Andrew Bremberg, candidato de Donald Trump para representar os EUA na ONU, declarou que as vítimas de estupro e violência sexual não deveriam ser autorizadas a interromper a gravidez. Ele prometeu que, se confirmado, vai votar contra qualquer resolução da ONU sobre direitos fundamentais para sobreviventes de violência sexual, caso incluam o aborto.

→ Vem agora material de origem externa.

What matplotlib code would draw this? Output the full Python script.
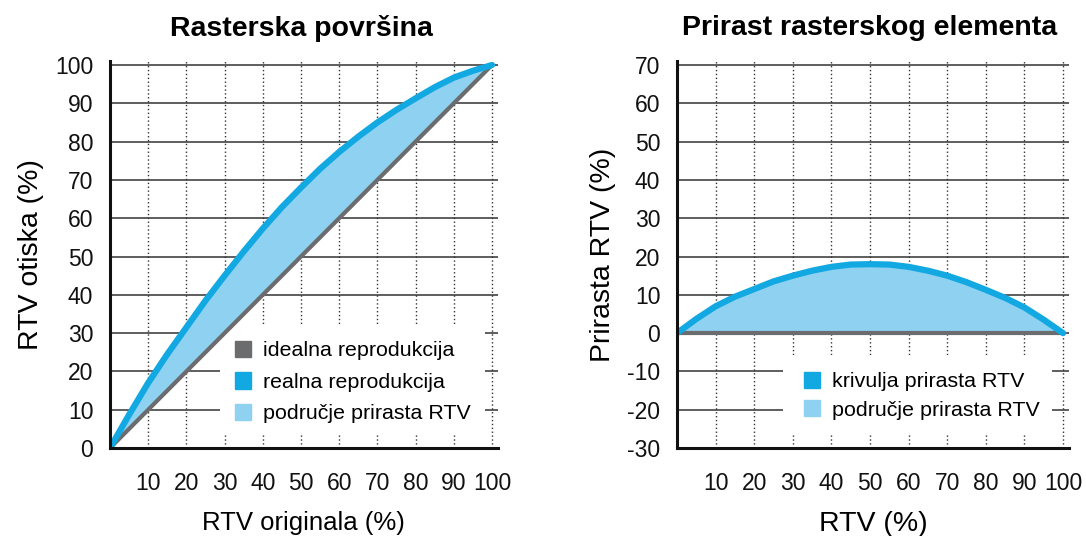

No Guardian, Bergen Cooper e Beirne Roose-Snyder, diretores no Centro de Saúde e Equidade de Gênero, chamam a atenção para a atuação de Bermberg até aqui – nas palavras dos autores, ele é um “perigoso fanático anti-aborto”. Se orgulha de ter impulsionado a chamada ‘regra global da mordaça’, política que impede que organizações estrangeiras recebam assistência dos EUA caso atuem com informações, serviços e referências de aborto legal ou trabalhem pela legalização em seus países  A política já existe há décadas, sendo abandonada ou retomada conforme o governo. Sob Trump, foi endurecida e ampliada – atinge agora quase todos os fundos de assistência médica global e já cortou o financiamento de programas voltados para questões como HIV / Aids, saúde materno-infantil, malária, tuberculose, planejamento familiar e saúde reprodutiva, nutrição e zika.

MUITO SIMPLES

Falando no governo Trump… O departamento de Segurança Interna dos Estados Unidos alertou a superlotação e a insegurança nos centros de detenção de imigrantes ilegais no Texas, que trariam riscos à saúde e tanto de agentes dos centros como de imigrantes. Segundo o relatório, crianças menores de sete anos chegam a ficar duas semanas desacompanhadas aguardando transferência. Mas o presidente fez pouco caso das informações: “Se os imigrantes não estão contentes, diga a eles que não venham. Problema resolvido!”. 

APROVAÇÃO PREOCUPANTE

Ontem a FDA (agência reguladora dos EUA, como a nossa Anvisa) aprovou um novo medicamento para tratar pacientes com mieloma múltiplo. O problema é que a decisão ignorou os alertas de um painel de especialistas que se preocupam com a toxicidade da droga, argumentando que os benefícios não superariam os riscos. Foi uma aprovação acelerada, baseada em um ensaio clínico não-randomizado (todos os pacientes inscritos receberam o mesmo tratamento, ou seja, não havia um grupo recebendo outro tratamento ou mesmo um placebo, para comparação). O teste mostrou resposta de 25% dos pacientes – mas mostrou também reduções de plaquetas e glóbulos brancos, hemorragias graves e potencialmente fatais, além de infecções. O remédio vai ser vendido pela Karyopharm Therapeytics, sob a marca Xpovio. E as ações da empresa subiram 36% após a liberação. 

NOVA PRESIDÊNCIA

O Conasems, que representa as secretarias municipais de saúde, elegeu seu novo presidente esta semana.Vai ser Willames Freire Bezerra, secretário de Pacatuba, no Ceará,  Mauro Junqueira, deixando o cargo, publicou em vídeo o balanço da gestão.